— Start Provided data —

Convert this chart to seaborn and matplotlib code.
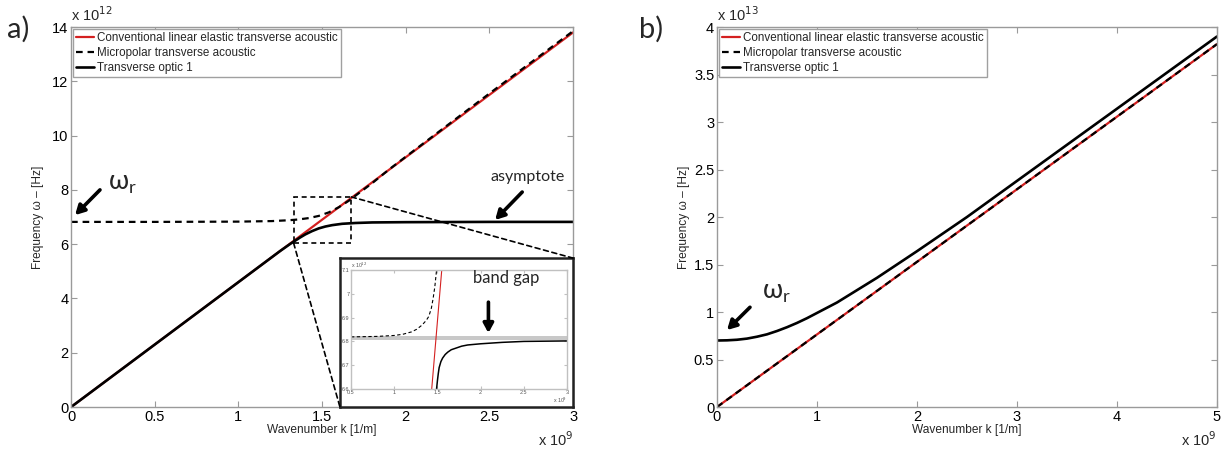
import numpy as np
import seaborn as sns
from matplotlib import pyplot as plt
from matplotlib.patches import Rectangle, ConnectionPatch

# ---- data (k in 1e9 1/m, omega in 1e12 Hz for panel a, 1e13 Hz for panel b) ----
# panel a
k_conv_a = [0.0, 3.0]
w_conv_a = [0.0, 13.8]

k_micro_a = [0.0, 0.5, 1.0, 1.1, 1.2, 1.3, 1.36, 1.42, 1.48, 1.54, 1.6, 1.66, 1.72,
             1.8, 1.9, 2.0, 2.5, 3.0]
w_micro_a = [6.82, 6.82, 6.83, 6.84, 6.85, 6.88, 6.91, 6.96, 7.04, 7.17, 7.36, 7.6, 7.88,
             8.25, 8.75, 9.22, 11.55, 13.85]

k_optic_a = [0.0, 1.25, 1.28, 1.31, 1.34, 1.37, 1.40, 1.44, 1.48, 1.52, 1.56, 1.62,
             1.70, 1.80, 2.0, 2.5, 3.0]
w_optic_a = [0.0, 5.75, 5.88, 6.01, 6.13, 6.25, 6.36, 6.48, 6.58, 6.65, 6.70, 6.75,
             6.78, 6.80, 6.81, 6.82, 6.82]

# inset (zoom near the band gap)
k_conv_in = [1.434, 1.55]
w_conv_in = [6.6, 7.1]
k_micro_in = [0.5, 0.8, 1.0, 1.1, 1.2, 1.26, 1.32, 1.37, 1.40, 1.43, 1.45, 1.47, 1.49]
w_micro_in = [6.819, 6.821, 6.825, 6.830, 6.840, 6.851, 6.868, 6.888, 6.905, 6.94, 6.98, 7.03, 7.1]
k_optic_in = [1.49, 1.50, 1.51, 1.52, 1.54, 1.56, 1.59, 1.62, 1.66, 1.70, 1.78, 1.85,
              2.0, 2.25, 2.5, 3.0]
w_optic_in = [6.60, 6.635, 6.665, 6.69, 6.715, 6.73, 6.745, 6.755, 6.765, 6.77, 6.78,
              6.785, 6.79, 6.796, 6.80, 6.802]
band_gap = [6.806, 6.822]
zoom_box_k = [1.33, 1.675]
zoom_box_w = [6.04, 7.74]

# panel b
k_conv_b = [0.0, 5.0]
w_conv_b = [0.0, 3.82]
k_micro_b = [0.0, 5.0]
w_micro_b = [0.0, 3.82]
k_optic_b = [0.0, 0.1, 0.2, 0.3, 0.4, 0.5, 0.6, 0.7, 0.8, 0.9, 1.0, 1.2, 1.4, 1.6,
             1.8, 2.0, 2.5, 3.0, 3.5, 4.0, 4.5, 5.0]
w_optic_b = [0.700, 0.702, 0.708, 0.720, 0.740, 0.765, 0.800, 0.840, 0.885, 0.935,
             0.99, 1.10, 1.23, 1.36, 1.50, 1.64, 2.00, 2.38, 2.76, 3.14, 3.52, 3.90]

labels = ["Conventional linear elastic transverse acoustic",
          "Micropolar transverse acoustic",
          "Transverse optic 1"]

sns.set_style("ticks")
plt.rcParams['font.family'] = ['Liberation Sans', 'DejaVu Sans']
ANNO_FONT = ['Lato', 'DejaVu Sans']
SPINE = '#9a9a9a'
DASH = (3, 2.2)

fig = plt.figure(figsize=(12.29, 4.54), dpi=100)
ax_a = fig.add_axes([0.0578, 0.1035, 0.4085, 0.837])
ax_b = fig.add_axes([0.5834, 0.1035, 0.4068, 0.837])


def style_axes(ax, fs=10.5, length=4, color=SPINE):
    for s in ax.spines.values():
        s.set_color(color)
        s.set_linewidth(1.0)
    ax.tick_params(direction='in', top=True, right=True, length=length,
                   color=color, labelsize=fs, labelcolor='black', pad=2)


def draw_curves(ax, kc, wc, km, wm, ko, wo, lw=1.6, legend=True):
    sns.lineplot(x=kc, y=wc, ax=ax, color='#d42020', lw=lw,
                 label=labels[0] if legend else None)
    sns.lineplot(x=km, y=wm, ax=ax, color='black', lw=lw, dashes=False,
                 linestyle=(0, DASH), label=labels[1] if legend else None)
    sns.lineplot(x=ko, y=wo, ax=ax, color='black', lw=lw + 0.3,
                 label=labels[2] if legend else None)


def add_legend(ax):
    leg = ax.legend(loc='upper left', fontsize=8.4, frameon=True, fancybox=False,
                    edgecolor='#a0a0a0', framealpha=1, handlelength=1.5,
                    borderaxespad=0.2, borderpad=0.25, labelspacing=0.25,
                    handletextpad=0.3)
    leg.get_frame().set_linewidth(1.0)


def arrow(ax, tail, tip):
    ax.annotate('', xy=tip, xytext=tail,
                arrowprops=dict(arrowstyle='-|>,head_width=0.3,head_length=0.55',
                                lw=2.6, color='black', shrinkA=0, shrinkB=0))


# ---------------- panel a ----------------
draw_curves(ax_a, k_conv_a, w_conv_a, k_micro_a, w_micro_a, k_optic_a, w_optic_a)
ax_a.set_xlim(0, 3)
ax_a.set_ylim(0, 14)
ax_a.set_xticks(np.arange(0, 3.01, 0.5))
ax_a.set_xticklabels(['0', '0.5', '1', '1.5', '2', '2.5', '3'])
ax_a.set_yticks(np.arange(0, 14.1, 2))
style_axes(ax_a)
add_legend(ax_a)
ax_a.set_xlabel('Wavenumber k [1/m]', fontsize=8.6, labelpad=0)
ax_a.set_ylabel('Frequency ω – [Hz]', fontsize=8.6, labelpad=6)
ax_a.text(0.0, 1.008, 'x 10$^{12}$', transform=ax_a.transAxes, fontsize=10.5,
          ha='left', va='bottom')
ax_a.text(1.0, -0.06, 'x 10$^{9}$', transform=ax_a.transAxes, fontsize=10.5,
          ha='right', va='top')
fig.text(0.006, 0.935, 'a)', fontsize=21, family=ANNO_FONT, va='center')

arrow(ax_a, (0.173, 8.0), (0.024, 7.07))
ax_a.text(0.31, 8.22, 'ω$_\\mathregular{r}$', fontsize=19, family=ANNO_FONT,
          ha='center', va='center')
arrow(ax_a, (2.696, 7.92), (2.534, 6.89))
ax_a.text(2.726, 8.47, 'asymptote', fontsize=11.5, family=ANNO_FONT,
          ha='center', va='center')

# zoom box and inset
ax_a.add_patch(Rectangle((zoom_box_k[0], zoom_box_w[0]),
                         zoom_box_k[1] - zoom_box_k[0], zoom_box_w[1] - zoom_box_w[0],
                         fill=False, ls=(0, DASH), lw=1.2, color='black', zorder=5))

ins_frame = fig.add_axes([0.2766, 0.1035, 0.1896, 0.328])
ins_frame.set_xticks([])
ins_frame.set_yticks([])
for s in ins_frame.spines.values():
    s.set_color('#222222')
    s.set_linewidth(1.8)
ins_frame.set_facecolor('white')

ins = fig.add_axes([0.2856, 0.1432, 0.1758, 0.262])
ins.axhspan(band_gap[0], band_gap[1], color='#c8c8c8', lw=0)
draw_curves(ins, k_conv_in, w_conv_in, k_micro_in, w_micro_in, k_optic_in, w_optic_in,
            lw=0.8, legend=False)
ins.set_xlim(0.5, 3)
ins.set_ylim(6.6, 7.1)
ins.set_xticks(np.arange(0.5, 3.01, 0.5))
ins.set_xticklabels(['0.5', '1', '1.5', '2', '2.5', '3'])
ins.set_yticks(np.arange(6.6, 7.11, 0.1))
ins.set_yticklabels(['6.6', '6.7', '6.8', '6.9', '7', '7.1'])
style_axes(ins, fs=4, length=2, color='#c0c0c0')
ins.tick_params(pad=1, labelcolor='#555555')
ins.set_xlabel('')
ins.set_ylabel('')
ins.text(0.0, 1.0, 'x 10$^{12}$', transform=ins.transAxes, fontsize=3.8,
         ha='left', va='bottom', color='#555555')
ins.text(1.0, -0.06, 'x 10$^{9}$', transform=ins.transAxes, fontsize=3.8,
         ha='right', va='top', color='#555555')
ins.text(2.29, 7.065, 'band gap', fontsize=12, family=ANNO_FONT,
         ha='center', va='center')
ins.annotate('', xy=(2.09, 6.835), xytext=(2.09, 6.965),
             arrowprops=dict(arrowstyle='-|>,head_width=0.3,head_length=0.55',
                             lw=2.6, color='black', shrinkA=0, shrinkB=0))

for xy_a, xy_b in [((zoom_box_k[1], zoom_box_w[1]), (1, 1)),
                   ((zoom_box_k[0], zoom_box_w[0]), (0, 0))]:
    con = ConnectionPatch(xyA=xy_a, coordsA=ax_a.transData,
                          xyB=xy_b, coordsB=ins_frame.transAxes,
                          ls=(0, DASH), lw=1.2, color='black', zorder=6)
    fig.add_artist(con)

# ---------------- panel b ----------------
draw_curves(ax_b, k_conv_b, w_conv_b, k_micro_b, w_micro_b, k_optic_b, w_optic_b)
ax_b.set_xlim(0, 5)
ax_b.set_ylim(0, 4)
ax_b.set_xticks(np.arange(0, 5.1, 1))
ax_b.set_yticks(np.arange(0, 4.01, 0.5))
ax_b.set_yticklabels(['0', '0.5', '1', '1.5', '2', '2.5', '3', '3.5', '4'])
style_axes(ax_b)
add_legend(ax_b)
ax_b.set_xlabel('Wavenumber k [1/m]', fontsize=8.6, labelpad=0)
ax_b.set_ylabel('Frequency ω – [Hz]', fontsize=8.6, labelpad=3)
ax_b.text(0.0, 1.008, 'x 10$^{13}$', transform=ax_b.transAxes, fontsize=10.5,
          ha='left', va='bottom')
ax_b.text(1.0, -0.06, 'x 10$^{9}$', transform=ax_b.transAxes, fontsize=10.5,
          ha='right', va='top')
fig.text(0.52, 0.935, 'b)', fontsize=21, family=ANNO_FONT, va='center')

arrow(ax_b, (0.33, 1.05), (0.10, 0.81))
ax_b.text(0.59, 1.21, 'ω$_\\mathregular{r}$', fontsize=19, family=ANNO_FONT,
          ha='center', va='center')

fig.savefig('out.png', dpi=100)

— End Provided data —
— Start Provided data —

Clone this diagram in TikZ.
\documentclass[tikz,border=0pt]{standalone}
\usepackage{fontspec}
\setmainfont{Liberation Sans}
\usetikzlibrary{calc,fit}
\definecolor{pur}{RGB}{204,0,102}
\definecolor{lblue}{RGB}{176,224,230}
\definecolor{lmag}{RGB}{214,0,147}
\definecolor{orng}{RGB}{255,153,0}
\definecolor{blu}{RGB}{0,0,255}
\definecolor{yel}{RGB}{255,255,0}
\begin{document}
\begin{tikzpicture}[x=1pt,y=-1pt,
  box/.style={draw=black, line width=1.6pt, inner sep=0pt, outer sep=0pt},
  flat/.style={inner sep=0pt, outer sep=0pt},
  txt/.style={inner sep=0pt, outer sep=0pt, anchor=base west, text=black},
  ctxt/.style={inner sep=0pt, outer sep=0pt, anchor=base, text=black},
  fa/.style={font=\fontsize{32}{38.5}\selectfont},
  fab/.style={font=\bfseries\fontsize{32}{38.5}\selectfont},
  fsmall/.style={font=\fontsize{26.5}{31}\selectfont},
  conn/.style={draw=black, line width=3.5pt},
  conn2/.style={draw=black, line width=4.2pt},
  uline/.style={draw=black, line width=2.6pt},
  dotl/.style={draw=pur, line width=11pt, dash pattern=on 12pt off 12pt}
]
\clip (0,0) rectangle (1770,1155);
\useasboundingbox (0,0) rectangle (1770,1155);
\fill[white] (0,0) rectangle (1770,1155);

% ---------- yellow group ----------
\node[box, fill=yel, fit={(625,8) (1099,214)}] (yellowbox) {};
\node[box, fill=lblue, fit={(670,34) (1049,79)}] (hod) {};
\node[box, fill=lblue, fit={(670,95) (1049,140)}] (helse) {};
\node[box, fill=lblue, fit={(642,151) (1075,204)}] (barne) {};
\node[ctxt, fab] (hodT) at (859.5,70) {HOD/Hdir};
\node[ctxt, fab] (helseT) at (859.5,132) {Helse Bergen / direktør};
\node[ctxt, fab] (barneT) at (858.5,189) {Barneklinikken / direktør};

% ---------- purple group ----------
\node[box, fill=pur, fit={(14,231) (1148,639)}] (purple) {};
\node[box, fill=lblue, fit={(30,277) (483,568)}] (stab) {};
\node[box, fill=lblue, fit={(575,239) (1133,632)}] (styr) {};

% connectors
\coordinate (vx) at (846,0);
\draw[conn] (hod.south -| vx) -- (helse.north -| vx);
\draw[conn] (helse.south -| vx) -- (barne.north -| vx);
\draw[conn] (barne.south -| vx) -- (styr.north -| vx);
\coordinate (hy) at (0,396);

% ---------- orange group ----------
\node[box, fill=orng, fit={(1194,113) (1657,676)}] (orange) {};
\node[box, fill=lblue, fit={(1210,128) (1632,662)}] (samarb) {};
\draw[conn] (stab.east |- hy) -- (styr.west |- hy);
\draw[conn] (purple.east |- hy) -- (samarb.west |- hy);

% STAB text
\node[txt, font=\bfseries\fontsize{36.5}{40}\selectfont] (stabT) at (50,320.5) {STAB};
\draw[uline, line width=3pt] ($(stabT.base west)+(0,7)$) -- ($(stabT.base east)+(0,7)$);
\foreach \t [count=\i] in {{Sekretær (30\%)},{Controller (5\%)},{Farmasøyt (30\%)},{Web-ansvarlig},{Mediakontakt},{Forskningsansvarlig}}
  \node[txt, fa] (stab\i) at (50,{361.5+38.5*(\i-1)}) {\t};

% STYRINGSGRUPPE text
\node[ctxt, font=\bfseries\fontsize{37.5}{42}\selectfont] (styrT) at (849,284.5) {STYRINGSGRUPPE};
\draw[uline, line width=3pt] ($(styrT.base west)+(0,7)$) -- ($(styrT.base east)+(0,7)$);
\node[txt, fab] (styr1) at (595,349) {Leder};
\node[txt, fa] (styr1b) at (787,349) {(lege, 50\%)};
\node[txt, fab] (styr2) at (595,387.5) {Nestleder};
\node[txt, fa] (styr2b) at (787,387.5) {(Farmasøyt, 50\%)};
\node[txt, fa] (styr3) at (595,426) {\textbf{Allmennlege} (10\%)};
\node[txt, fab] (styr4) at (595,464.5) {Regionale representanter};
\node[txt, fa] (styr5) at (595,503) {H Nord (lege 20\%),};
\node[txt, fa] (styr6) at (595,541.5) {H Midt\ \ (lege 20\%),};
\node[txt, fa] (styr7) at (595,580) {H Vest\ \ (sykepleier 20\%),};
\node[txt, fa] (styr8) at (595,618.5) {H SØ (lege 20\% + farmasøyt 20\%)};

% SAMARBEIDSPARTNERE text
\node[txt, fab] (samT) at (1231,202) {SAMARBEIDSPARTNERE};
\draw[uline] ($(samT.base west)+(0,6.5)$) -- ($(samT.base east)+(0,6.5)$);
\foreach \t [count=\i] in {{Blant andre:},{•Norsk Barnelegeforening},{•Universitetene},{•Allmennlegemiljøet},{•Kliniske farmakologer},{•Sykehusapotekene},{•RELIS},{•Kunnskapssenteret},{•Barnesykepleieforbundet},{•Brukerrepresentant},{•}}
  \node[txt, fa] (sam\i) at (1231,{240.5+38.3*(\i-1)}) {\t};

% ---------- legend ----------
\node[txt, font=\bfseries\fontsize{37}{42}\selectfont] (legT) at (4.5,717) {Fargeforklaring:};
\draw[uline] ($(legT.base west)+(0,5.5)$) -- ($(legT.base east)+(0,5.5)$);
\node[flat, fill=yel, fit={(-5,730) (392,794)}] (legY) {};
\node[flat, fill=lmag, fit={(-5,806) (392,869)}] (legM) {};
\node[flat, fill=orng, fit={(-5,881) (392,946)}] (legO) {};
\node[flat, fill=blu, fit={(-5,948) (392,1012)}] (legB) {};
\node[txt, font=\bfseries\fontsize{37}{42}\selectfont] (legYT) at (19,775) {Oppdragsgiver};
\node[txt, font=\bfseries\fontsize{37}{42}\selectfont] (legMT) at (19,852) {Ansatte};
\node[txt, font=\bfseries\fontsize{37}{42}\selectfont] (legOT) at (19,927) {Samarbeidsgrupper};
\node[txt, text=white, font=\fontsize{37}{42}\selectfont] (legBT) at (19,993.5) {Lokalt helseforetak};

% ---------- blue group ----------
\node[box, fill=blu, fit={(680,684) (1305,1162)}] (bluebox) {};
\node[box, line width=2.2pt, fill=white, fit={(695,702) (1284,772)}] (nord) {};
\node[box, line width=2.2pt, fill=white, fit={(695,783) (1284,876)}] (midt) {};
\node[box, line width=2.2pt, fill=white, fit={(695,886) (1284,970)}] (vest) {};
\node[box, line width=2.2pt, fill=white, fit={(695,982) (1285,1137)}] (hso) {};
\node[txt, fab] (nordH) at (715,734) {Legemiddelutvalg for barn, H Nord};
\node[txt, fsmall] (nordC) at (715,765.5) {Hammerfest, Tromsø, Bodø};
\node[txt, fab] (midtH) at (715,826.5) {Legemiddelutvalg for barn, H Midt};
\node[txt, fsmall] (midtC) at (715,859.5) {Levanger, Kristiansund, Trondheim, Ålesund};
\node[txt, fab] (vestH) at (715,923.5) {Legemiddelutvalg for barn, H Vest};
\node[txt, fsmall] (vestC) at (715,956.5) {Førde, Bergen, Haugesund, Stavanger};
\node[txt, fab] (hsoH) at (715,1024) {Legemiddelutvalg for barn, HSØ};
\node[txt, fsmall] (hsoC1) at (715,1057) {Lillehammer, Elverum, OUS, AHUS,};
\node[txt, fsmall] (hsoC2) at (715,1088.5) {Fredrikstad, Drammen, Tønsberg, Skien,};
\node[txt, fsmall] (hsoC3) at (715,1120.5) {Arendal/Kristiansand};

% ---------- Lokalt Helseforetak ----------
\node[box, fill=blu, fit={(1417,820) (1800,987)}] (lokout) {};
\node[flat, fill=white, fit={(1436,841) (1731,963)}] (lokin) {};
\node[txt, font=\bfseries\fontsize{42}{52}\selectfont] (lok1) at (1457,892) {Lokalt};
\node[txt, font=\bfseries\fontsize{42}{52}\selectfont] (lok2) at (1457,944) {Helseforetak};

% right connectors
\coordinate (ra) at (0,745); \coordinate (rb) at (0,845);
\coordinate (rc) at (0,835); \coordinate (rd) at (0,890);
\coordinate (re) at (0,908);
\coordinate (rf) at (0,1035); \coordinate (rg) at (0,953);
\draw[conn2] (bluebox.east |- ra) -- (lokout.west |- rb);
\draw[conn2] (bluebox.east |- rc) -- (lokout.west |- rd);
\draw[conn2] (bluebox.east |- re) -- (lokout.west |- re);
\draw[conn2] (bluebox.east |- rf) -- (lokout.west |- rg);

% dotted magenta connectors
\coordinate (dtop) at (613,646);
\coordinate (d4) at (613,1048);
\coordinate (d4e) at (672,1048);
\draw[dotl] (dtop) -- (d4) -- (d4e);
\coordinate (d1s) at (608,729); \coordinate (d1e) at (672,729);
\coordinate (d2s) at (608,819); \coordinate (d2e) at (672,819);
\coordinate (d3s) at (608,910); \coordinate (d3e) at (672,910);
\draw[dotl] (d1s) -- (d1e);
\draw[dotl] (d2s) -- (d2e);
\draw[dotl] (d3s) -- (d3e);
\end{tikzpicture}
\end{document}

— End Provided data —
— Start Provided data —

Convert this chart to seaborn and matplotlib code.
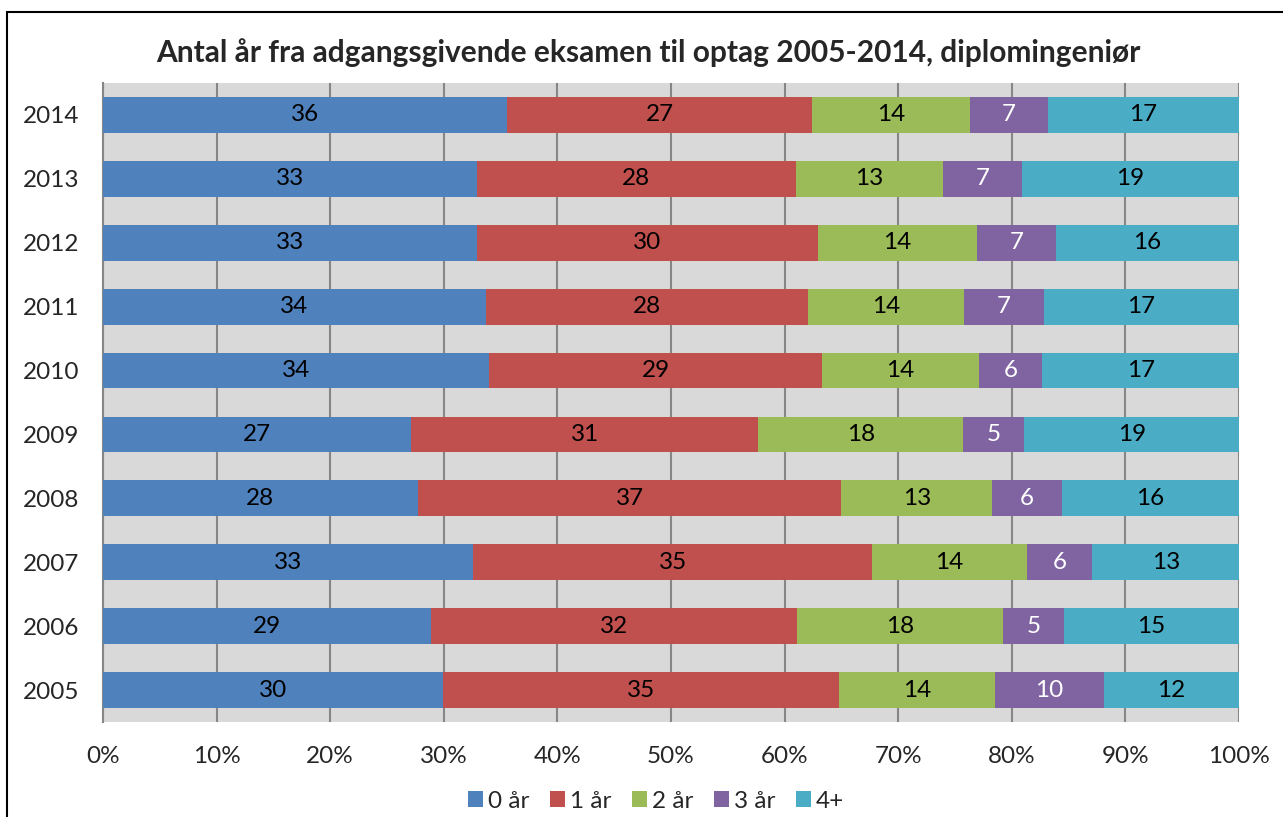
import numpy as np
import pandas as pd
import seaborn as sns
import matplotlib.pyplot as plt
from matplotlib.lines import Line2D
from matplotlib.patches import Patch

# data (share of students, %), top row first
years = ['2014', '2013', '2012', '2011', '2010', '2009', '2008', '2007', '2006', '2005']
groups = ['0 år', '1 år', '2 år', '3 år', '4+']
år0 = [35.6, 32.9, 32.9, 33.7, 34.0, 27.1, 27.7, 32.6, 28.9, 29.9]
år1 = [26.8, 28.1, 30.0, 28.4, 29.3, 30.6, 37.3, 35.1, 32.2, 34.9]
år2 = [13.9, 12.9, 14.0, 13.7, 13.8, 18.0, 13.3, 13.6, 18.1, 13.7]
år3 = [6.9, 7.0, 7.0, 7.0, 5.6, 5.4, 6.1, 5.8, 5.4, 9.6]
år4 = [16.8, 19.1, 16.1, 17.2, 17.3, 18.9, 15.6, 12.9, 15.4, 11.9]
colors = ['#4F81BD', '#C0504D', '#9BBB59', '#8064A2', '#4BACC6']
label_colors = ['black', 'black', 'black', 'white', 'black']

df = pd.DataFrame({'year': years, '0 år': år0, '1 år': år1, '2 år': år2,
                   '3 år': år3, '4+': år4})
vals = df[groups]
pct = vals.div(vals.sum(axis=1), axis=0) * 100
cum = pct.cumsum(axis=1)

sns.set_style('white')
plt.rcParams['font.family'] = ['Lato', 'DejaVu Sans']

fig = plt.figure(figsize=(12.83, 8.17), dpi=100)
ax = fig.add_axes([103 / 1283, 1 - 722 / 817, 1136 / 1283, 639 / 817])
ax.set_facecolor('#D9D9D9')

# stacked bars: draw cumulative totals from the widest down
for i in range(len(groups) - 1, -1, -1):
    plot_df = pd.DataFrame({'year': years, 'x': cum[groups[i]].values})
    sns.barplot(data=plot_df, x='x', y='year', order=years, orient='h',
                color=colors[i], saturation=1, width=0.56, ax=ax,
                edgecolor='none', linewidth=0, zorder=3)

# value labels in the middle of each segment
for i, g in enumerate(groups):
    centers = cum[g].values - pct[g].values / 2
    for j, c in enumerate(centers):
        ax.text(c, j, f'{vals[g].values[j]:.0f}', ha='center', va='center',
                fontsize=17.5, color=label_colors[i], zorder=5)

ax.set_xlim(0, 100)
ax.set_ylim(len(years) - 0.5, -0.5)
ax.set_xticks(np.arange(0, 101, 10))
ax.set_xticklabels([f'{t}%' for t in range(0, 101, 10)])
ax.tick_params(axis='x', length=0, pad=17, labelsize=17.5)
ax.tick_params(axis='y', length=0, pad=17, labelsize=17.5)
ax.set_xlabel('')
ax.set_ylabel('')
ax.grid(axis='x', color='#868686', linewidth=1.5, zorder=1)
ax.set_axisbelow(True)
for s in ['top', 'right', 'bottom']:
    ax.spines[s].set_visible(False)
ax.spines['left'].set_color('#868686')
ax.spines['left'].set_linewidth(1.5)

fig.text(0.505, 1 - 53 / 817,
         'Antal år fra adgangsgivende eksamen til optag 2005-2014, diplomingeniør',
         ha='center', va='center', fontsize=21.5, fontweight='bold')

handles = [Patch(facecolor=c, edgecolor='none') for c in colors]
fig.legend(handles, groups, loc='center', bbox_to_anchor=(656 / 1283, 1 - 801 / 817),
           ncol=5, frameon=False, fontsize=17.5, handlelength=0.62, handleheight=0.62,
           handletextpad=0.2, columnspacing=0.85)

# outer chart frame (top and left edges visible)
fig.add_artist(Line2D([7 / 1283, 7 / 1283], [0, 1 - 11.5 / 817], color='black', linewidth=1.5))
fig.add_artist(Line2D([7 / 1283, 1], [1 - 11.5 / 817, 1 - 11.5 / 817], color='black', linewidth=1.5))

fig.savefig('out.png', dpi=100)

— End Provided data —

Copy all lines from the entries that contain the word "matplotlib".

Answer to this task |
Convert this chart to seaborn and matplotlib code.
from matplotlib import pyplot as plt
from matplotlib.patches import Rectangle, ConnectionPatch
Convert this chart to seaborn and matplotlib code.
import matplotlib.pyplot as plt
from matplotlib.lines import Line2D
from matplotlib.patches import Patch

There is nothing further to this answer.